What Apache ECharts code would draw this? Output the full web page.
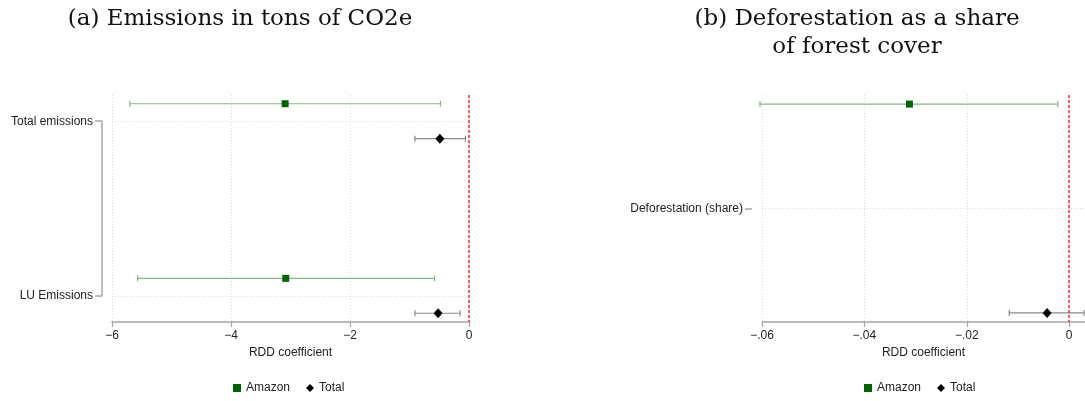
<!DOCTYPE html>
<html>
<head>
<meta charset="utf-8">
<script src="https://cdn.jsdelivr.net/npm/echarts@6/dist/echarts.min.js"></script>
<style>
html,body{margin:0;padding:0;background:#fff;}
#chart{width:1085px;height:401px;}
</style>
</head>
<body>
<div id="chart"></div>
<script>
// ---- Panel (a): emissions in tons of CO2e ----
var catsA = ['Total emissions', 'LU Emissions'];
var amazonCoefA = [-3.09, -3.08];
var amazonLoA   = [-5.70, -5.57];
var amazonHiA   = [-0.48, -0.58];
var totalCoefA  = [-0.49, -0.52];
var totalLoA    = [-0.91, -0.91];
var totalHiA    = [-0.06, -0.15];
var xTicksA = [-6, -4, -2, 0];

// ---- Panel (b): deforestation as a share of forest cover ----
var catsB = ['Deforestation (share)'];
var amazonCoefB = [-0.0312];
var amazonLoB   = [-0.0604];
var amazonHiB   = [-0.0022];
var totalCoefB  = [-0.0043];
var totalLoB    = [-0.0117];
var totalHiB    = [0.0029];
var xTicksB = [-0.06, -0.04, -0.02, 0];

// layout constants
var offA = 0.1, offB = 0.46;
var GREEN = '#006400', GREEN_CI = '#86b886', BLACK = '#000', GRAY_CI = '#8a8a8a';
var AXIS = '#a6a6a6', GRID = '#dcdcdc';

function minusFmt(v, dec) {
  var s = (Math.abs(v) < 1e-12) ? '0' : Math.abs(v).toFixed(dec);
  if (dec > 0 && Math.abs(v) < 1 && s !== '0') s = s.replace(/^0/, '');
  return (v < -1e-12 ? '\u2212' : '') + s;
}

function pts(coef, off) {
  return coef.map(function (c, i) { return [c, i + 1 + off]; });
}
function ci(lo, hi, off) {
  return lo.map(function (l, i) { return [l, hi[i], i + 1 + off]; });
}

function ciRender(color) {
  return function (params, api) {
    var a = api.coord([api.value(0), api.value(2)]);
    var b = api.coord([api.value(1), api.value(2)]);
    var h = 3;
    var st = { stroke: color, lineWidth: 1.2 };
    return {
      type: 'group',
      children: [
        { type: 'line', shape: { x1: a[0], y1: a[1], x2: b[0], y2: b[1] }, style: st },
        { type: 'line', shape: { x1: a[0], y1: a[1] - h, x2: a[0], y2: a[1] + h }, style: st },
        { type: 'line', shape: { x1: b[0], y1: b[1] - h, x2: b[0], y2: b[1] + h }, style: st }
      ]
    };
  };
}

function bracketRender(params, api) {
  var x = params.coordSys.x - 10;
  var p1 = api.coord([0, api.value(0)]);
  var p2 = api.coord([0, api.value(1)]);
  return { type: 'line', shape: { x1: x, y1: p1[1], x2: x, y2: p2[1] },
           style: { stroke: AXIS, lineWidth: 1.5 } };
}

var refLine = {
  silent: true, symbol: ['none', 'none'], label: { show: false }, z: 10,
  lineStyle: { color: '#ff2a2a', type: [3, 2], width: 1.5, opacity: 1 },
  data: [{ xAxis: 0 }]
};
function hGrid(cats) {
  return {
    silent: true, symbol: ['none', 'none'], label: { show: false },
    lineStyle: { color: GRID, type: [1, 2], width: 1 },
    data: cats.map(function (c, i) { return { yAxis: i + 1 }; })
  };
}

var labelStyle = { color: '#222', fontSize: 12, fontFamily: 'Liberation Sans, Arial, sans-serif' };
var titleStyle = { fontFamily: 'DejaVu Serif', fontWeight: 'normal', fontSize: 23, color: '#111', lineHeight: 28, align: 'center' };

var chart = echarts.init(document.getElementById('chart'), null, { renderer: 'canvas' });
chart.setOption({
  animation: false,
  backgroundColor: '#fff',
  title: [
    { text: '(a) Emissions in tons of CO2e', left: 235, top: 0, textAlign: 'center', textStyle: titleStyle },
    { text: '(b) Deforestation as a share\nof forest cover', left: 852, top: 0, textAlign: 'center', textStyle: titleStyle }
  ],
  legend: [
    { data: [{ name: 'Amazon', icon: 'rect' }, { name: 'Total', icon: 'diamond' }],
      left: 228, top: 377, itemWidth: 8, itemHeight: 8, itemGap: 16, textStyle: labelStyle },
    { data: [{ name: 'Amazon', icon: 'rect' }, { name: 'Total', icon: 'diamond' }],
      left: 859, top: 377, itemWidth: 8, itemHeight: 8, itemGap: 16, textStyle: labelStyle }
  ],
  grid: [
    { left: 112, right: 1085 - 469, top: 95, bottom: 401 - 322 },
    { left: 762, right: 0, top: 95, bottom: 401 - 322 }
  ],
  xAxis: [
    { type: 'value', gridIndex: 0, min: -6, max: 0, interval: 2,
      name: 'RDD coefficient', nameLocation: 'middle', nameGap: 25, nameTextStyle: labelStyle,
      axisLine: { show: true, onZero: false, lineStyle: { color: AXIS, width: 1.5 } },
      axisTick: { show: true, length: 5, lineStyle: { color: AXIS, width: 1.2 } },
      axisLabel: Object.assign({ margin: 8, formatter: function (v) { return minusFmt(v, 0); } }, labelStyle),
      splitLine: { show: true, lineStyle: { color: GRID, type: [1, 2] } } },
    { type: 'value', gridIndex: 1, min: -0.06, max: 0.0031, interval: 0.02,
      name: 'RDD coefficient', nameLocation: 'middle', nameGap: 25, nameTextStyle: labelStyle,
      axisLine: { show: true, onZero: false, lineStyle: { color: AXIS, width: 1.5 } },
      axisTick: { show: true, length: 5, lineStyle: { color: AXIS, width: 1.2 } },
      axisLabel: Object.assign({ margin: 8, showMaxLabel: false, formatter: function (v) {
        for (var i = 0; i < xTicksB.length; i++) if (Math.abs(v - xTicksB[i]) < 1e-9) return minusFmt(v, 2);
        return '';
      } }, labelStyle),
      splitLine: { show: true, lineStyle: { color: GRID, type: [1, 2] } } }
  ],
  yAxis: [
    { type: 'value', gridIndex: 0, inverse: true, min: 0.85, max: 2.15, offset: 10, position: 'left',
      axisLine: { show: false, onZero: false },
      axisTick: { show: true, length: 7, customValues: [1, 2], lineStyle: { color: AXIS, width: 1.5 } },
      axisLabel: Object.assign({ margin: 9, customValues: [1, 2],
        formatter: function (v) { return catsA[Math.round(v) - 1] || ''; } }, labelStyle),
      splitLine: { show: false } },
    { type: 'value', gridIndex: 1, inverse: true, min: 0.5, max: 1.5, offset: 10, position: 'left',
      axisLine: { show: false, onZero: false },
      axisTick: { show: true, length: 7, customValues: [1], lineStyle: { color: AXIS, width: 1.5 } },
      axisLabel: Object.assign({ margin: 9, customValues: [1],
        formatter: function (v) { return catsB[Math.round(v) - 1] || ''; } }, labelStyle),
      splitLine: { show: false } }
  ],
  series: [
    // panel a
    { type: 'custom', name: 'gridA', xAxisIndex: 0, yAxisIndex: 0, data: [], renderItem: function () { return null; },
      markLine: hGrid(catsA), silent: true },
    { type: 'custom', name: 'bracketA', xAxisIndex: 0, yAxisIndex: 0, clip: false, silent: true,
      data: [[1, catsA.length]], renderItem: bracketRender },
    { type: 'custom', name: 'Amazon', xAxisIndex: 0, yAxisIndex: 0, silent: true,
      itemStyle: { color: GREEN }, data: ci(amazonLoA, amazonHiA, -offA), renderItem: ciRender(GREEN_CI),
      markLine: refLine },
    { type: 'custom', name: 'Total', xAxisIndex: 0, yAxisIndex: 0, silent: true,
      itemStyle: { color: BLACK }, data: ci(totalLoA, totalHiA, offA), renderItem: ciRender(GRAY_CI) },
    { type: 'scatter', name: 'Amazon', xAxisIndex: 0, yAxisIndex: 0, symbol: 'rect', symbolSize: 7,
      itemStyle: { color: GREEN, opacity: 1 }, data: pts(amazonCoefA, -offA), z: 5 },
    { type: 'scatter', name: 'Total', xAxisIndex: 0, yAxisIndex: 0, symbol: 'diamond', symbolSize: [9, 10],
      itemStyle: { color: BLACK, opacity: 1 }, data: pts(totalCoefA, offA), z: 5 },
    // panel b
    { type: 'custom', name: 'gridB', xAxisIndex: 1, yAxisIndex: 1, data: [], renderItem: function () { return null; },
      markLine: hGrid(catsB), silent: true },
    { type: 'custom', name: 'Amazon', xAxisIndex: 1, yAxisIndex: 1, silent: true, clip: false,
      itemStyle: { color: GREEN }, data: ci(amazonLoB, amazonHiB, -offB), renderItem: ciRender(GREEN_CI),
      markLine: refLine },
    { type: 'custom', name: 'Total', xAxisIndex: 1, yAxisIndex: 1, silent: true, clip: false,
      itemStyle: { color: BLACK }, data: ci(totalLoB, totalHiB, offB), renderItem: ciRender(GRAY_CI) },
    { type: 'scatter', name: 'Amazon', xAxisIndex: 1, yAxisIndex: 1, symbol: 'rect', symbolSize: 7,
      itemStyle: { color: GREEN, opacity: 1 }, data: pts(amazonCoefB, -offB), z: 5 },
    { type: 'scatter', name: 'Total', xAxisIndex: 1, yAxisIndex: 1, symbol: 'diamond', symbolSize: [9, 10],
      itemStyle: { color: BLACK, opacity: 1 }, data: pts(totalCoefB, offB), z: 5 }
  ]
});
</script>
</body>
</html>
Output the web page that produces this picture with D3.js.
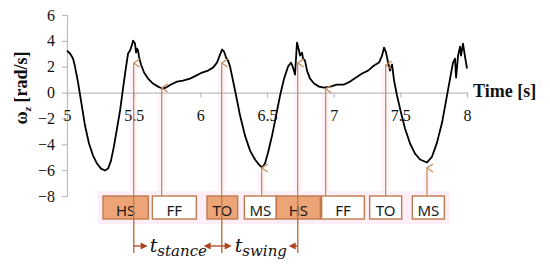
□ □ □
=== Work instructions ===
Stop after the line containing "var xTicksB = [-0.06, -0.04, -0.02, 0];": copy the records exactly from the first line up to there, leaving pictures out.

=== Solution to this exercise ===
What Apache ECharts code would draw this? Output the full web page.
<!DOCTYPE html>
<html>
<head>
<meta charset="utf-8">
<script src="https://cdn.jsdelivr.net/npm/echarts@6/dist/echarts.min.js"></script>
<style>
html,body{margin:0;padding:0;background:#fff;}
#chart{width:1085px;height:401px;}
</style>
</head>
<body>
<div id="chart"></div>
<script>
// ---- Panel (a): emissions in tons of CO2e ----
var catsA = ['Total emissions', 'LU Emissions'];
var amazonCoefA = [-3.09, -3.08];
var amazonLoA   = [-5.70, -5.57];
var amazonHiA   = [-0.48, -0.58];
var totalCoefA  = [-0.49, -0.52];
var totalLoA    = [-0.91, -0.91];
var totalHiA    = [-0.06, -0.15];
var xTicksA = [-6, -4, -2, 0];

// ---- Panel (b): deforestation as a share of forest cover ----
var catsB = ['Deforestation (share)'];
var amazonCoefB = [-0.0312];
var amazonLoB   = [-0.0604];
var amazonHiB   = [-0.0022];
var totalCoefB  = [-0.0043];
var totalLoB    = [-0.0117];
var totalHiB    = [0.0029];
var xTicksB = [-0.06, -0.04, -0.02, 0];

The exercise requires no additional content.